Grain finding#
At a Glance - Identifying Objects of Interest#
TopoStats automatically tries to find grains (objects of interest) in your AFM images. There are several steps to this.
Height thresholding: We find grains based on their height in the image.
Remove edge grains: We remove grains that intersect the image border.
Size thresholding: We remove grains that are too small or too large.
Optional: U-Net mask improvement: We can use a U-Net to improve the mask of each grain.
Height thresholding#
Grain finding is the process of detecting useful objects in your AFM images. This might be DNA, proteins, holes in a surface or ridges on a surface. In the standard operation of TopoStats, the way we find objects is based on a height threshold. This means that we detect where things are based on how high up they are.
For example, with our example minicircles.spm image, we have DNA that is poking up from the sample surface, represented by bright regions in the image, alongside impurities and proteins, also above the surface:
If we want to select the DNA, then we can take only the regions of the image that are above a certain height
threshold (standard deviation - std_dev
, absolute - absolute
, otsu - otsu
).
Here are several thresholds to show you what happens as we increase the absolute height threshold:
Notice that the amount of data decreases, until we are only left with the very highest points.
The aim is to choose a threshold that keeps the data you want, while removing the background and other low objects that you don’t want including. So in this example, a threshold of 0.5 would be best, since it keeps the DNA while removing the background.

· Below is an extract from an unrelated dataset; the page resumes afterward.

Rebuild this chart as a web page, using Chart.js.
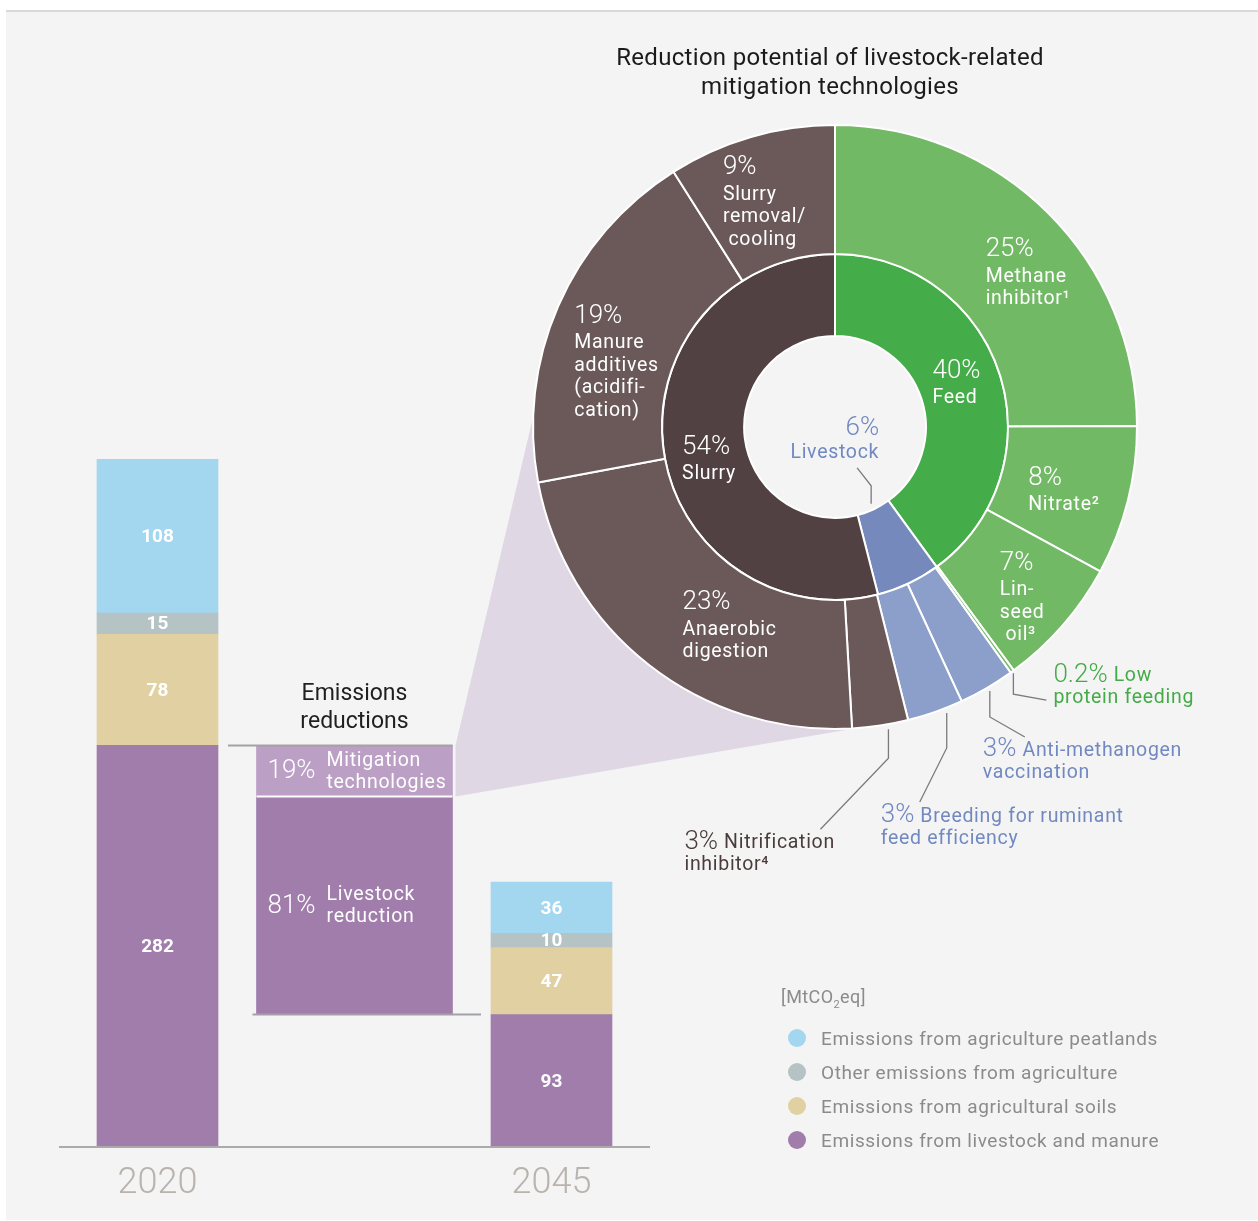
<!DOCTYPE html>
<html>
<head>
<meta charset="utf-8">
<script src="https://cdn.jsdelivr.net/npm/chart.js@4.4.1/dist/chart.umd.min.js"></script>
<style>
  body { margin: 0; background: #fff; font-family: Roboto, "Noto Sans", sans-serif; }
  #panel { position: absolute; left: 6px; top: 10px; width: 1252px; height: 1208px; background: #f4f4f4; border-top: 2px solid #d9d9d9; }
  canvas { position: absolute; left: 0; top: 0; }
  #title { position: absolute; left: 580px; top: 43px; width: 500px; text-align: center; font-size: 24px; letter-spacing: 0.3px; line-height: 29px; color: #1b1b1b; }
  #legend { position: absolute; left: 781px; top: 986px; color: #8b8b8b; }
  #legend .unit { font-size: 18px; line-height: 22px; margin-bottom: 13px; letter-spacing: 0.4px; }
  #legend .unit sub { font-size: 11px; line-height: 0; }
  #legend .row { height: 34px; display: flex; align-items: center; font-size: 19px; letter-spacing: 0.6px; }
  #legend .dot { width: 18px; height: 18px; border-radius: 50%; margin-left: 7px; margin-right: 15px; }
</style>
</head>
<body>
<div id="panel"></div>
<canvas id="bars" width="1258" height="1221"></canvas>
<canvas id="donut" width="1258" height="1221"></canvas>
<div id="title">Reduction potential of livestock-related<br>mitigation technologies</div>
<div id="legend">
  <div class="unit">[MtCO<sub>2</sub>eq]</div>
  <div id="items"></div>
</div>
<script>
// ---- bar data (MtCO2eq) ----
const years = ["2020", "", "2045"];
const yearIdx = [0, 2]; // categories that hold the year stacks
const seriesNames = [
  "Emissions from livestock and manure",
  "Emissions from agricultural soils",
  "Other emissions from agriculture",
  "Emissions from agriculture peatlands",
];
const livestock = [282, 93];
const soils = [78, 47];
const other = [15, 10];
const peatlands = [108, 36];
const seriesColors = ["#a17dac", "#e0d0a2", "#b5c3c4", "#a3d6ef"];

// split of the livestock emissions reduction
const reductionShares = [81, 19];
const reductionNames = [["Livestock", "reduction"], ["Mitigation", "technologies"]];
const reductionColors = ["#a17dac", "#bb9fc5"];

// ---- doughnut data (% of reduction potential) ----
const groupNames = ["Feed", "Livestock", "Slurry"];
const groupValues = [40, 6, 54];
const techNames = [
  ["Methane", "inhibitor\u00b9"],
  ["Nitrate\u00b2"],
  ["Lin-", "seed", " oil\u00b3"],
  ["Low", "protein feeding"],
  ["Anti-methanogen", "vaccination"],
  ["Breeding for ruminant", "feed efficiency"],
  ["Nitrification", "inhibitor\u2074"],
  ["Anaerobic", "digestion"],
  ["Manure", "additives", "(acidifi-", "cation)"],
  ["Slurry", "removal/", " cooling"],
];
const techValues = [25, 8, 7, 0.2, 3, 3, 3, 23, 19, 9];
const techGroup = [0, 0, 0, 0, 1, 1, 2, 2, 2, 2];
const outerColors = ["#72b966", "#8c9fca", "#6b5959"];
const innerColors = ["#44ac48", "#7589bc", "#524142"];
const textColors = ["#44ab48", "#7189c0", "#4a3c3c"];

Chart.defaults.font.family = "Roboto, 'Noto Sans', sans-serif";

const PCT_FONT = "300 26px Roboto";
const NAME_FONT = "19.5px Roboto";
const NAME_SPACING = "0.7px";

// legend
const items = document.getElementById("items");
seriesNames.map((n, i) => [n, seriesColors[i]]).reverse().forEach(([n, c]) => {
  const row = document.createElement("div");
  row.className = "row";
  row.innerHTML = '<span class="dot" style="background:' + c + '"></span>' + n;
  items.appendChild(row);
});

// stacked segments as floating ranges
const stackSeries = [livestock, soils, other, peatlands];
const stackBase = [0, 0];
const yearDatasets = stackSeries.map((vals, s) => {
  const ranges = vals.map((v, i) => {
    const r = [stackBase[i], stackBase[i] + v];
    stackBase[i] += v;
    return r;
  });
  return {
    label: seriesNames[s],
    data: [ranges[0], null, ranges[1]],
    backgroundColor: seriesColors[s],
    barThickness: 121,
    grouped: false,
  };
});

const reductionTotal = livestock[0] - livestock[1];
let redBase = livestock[1];
const reductionDatasets = reductionShares.map((p, k) => {
  const r = [redBase, redBase + reductionTotal * p / 100];
  redBase = r[1];
  return {
    label: reductionNames[k].join(" "),
    data: [null, r, null],
    backgroundColor: reductionColors[k],
    barThickness: 196,
    grouped: false,
  };
});

const barNotes = {
  id: "barNotes",
  afterDatasetsDraw(chart) {
    const { ctx, chartArea, scales } = chart;
    const zeroY = scales.y.getPixelForValue(0);
    const first = chart.getDatasetMeta(0).data;
    const red = chart.getDatasetMeta(4).data[1];
    const mit = chart.getDatasetMeta(5).data[1];
    const redLeft = red.x - red.width / 2, redRight = red.x + red.width / 2;
    ctx.save();

    // separator inside the reduction bar
    ctx.strokeStyle = "#ffffff";
    ctx.lineWidth = 2;
    ctx.beginPath();
    ctx.moveTo(redLeft, red.y);
    ctx.lineTo(redRight, red.y);
    ctx.stroke();

    // base line and connectors
    ctx.strokeStyle = "#aaaaaa";
    ctx.beginPath();
    ctx.moveTo(chartArea.left, zeroY);
    ctx.lineTo(chartArea.right, zeroY);
    ctx.stroke();
    ctx.strokeStyle = "#a6a1a8";
    ctx.beginPath();
    ctx.moveTo(first[0].x + first[0].width / 2 + 10, mit.y);
    ctx.lineTo(redRight, mit.y);
    ctx.moveTo(redLeft - 4, red.base);
    ctx.lineTo(first[2].x - first[2].width / 2 - 10, red.base);
    ctx.stroke();

    // values
    ctx.fillStyle = "#ffffff";
    ctx.textBaseline = "middle";
    ctx.textAlign = "center";
    ctx.font = "bold 19px Roboto";
    stackSeries.forEach((vals, s) => {
      const bars = chart.getDatasetMeta(s).data;
      yearIdx.forEach((idx, i) => {
        const b = bars[idx];
        ctx.fillText(String(vals[i]), b.x, (b.y + b.base) / 2 + 1);
      });
    });

    // reduction bar texts
    ctx.textAlign = "left";
    [red, mit].forEach((b, k) => {
      const cy = (b.y + b.base) / 2 + 1;
      const left = b.x - b.width / 2;
      ctx.letterSpacing = "0px";
      ctx.font = PCT_FONT;
      ctx.fillText(reductionShares[k] + "%", left + 11, cy);
      ctx.font = NAME_FONT;
      ctx.letterSpacing = NAME_SPACING;
      ctx.fillText(reductionNames[k][0], left + 70, cy - 11);
      ctx.fillText(reductionNames[k][1], left + 70, cy + 11);
    });
    ctx.letterSpacing = "0px";

    // heading over the reduction bar
    ctx.textAlign = "center";
    ctx.fillStyle = "#1f1f1f";
    ctx.font = "23px Roboto";
    ctx.fillText("Emissions", mit.x, mit.y - 51);
    ctx.fillText("reductions", mit.x, mit.y - 23);

    // year labels
    ctx.fillStyle = "#b8b3ac";
    ctx.font = "300 36px Roboto";
    yearIdx.forEach(idx => ctx.fillText(years[idx], scales.x.getPixelForValue(idx), zeroY + 37));
    ctx.restore();
  },
};

const barChart = new Chart(document.getElementById("bars"), {
  type: "bar",
  data: { labels: years, datasets: [...yearDatasets, ...reductionDatasets] },
  options: {
    responsive: false,
    animation: false,
    events: [],
    layout: { padding: { left: 59, right: 608, top: 435, bottom: 74 } },
    scales: {
      x: { display: false, grid: { display: false } },
      y: { display: false, min: 0, max: 500 },
    },
    plugins: { legend: { display: false }, tooltip: { enabled: false } },
  },
  plugins: [barNotes],
});

// angles (deg, canvas) where the connector wedge meets the doughnut
const connectorAngles = [182, 86];

// label offsets from each arc's centroid: [ring, index, dx, dy]
const insideSpots = [
  [0, 0, -17, -9], [0, 1, -37, -7], [0, 2, -14, -20], [0, 7, -6, -11],
  [0, 8, -43, -16], [0, 9, -46, -31], [1, 0, -28, -15], [1, 2, -22, 4],
];
// outside leaders: [index, position in arc, gap, vertical run, dx, dy, text dx, text dy]
const leaders = [
  [3, 0.5, 2, 21, 33, 6, 7, -25],
  [4, 0.48, 4, 26, 35, 20, -42, 13],
  [5, 0.32, 5, 35, -27, 54, -39, 14],
  [6, 0.37, 5, 29, -68, 71, -136, 13],
];

const fmt = v => String(v) + "%";

const donutNotes = {
  id: "donutNotes",
  beforeDatasetsDraw(chart) {
    const ctx = chart.ctx;
    const arc = chart.getDatasetMeta(0).data[0];
    const cx = arc.x, cy = arc.y, R = arc.outerRadius;
    const mit = barChart.getDatasetMeta(5).data[1];
    const px = mit.x + mit.width / 2 + 3;
    const aT = connectorAngles[0] * Math.PI / 180, aB = connectorAngles[1] * Math.PI / 180;
    ctx.save();
    ctx.fillStyle = "#dfd7e4";
    ctx.beginPath();
    ctx.moveTo(px, mit.y);
    ctx.lineTo(cx + R * Math.cos(aT), cy + R * Math.sin(aT));
    ctx.arc(cx, cy, R, aT, aB, true);
    ctx.lineTo(px, mit.base);
    ctx.closePath();
    ctx.fill();
    ctx.restore();
  },
  afterDatasetsDraw(chart) {
    const ctx = chart.ctx;
    const outer = chart.getDatasetMeta(0).data;
    const inner = chart.getDatasetMeta(1).data;
    ctx.save();
    ctx.textBaseline = "middle";
    ctx.textAlign = "left";

    // labels inside the rings
    ctx.fillStyle = "#ffffff";
    insideSpots.forEach(([ring, i, dx, dy]) => {
      const a = (ring === 0 ? outer : inner)[i];
      const mid = (a.startAngle + a.endAngle) / 2;
      const r = (a.innerRadius + a.outerRadius) / 2;
      const x = a.x + r * Math.cos(mid) + dx;
      let y = a.y + r * Math.sin(mid) + dy;
      const value = ring === 0 ? techValues[i] : groupValues[i];
      const lines = ring === 0 ? techNames[i] : [groupNames[i]];
      ctx.letterSpacing = "0px";
      ctx.font = PCT_FONT;
      ctx.fillText(fmt(value), x, y);
      ctx.font = NAME_FONT;
      ctx.letterSpacing = NAME_SPACING;
      y += 27;
      lines.forEach(t => { ctx.fillText(t, x, y); y += 22.5; });
    });

    // leaders and outside labels
    ctx.strokeStyle = "#7a7a7a";
    ctx.lineWidth = 1.3;
    leaders.forEach(([i, f, gap, run, dx, dy, tx, ty]) => {
      const a = outer[i];
      const ang = a.startAngle + f * (a.endAngle - a.startAngle);
      const sx = a.x + (a.outerRadius + gap) * Math.cos(ang);
      const sy = a.y + (a.outerRadius + gap) * Math.sin(ang);
      const ex = sx + dx, ey = sy + run + dy;
      ctx.beginPath();
      ctx.moveTo(sx, sy);
      ctx.lineTo(sx, sy + run);
      ctx.lineTo(ex, ey);
      ctx.stroke();
      ctx.fillStyle = textColors[techGroup[i]];
      const x = ex + tx, y = ey + ty;
      ctx.letterSpacing = "0px";
      ctx.font = PCT_FONT;
      const p = fmt(techValues[i]);
      ctx.fillText(p, x, y);
      const w = ctx.measureText(p).width;
      ctx.font = NAME_FONT;
      ctx.letterSpacing = NAME_SPACING;
      ctx.fillText(techNames[i][0], x + w + 6, y + 1);
      ctx.fillText(techNames[i][1], x, y + 23);
    });

    // livestock leader from the inner ring into the hole
    const lv = inner[1];
    const mid = (lv.startAngle + lv.endAngle) / 2;
    const sx = lv.x + (lv.innerRadius - 6) * Math.cos(mid);
    const sy = lv.y + (lv.innerRadius - 6) * Math.sin(mid);
    ctx.beginPath();
    ctx.moveTo(sx, sy);
    ctx.lineTo(sx, sy - 18);
    ctx.lineTo(sx - 14, sy - 36);
    ctx.stroke();
    ctx.fillStyle = textColors[1];
    ctx.textAlign = "right";
    ctx.letterSpacing = "0px";
    ctx.font = PCT_FONT;
    ctx.fillText(fmt(groupValues[1]), sx + 8, sy - 75);
    ctx.font = NAME_FONT;
    ctx.letterSpacing = NAME_SPACING;
    ctx.fillText(groupNames[1], sx + 8, sy - 51);
    ctx.restore();
  },
};

new Chart(document.getElementById("donut"), {
  type: "doughnut",
  data: {
    labels: techNames.map(n => n.join(" ")),
    datasets: [
      { label: "Technologies", data: techValues, backgroundColor: techGroup.map(g => outerColors[g]), weight: 129, borderColor: "#ffffff", borderWidth: 2 },
      { label: "Areas", data: groupValues, backgroundColor: innerColors, weight: 82, borderColor: "#ffffff", borderWidth: 2 },
    ],
  },
  options: {
    responsive: false,
    animation: false,
    events: [],
    cutout: "30.1%",
    layout: { padding: { left: 532, top: 124, right: 120, bottom: 491 } },
    plugins: { legend: { display: false }, tooltip: { enabled: false } },
  },
  plugins: [donutNotes],
});
</script>
</body>
</html>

There are lots of objects in this mask that we don’t want to analyse, but we can remove those using area thresholds in the next steps. These objects have been detectd because while they are small, they are still high up and above the background.
For more information on the types of thresholding, and how to set them, see the thresholding page.
Remove edge grains#
Some grains may intersect the image border. In these cases, the grain will not be able to have accuracte statistics
calculated for it, since it is not fully in the image. Because of this, we have the option of removing grains that
intersect the image border with the remove_edge_intersecting_grains
flag in the config file. This simply removes
any grains that intersect the image border.
Here is a before and after example of removing edge grains:
Size thresholding#
In our thresholded image, you will notice that we have a lot of small grains that we do not want to analyse in our image. We can get rid of those with size thresholding. This is where TopoStats will remove grains based on their area, leaving only the right size of molecules. You will need to play around with the thresholds to get the right results.
You can set the size threshold using the absolute_area_threshold
in the config file. This sets the minimum and
maximum area of the grains that you want to keep, in nanometers squared. Eg if you want to keep grains that are between
10nm^2 and 100nm^2, you would set absolute_area_threshold
to [10, 100]
.
Optional: U-Net mask improvement#
As an additional optional step, each grain that reaches this stage can be improved by using a U-Net to mask the grain again. This requires a U-Net model path to be supplied in the config file.
The U-Net model will take the bounding box of each grain, makes it square, and passees it to a trained U-Net model which makes a prediction for a better mask, which then replaces the original mask.
Here is an example comparing absolute height thresholding to U-Net masking for one of our projects. The white boxes indicate regions where the height threhsold performs poorly and is improved by the U-Net mask.
Multi-class masking#
TopoStats supports masking with multiple classes. This means that you could use a U-Net to mask DNA and proteins separately.
This requires a U-Net that has been trained on multiple classes.
Here is an example of multi-class masking using a U-Net which was used for one of our projects.
Technical details#
Details: Multi-class masking#
Multi class masking is implemented by having each image be a tensor of shape N x N x C, where N is the image size, and C is the number of classes. Each class is a binary mask, where 1 is the class, and 0 is not the class. The first channel is background, where 1 is background, and 0 is not background. The rest of the channels are arbitrary, and defined by how the U-Net was trained, however we conventially recommend that the first class be for DNA (if applicable) and the next classes for other objects.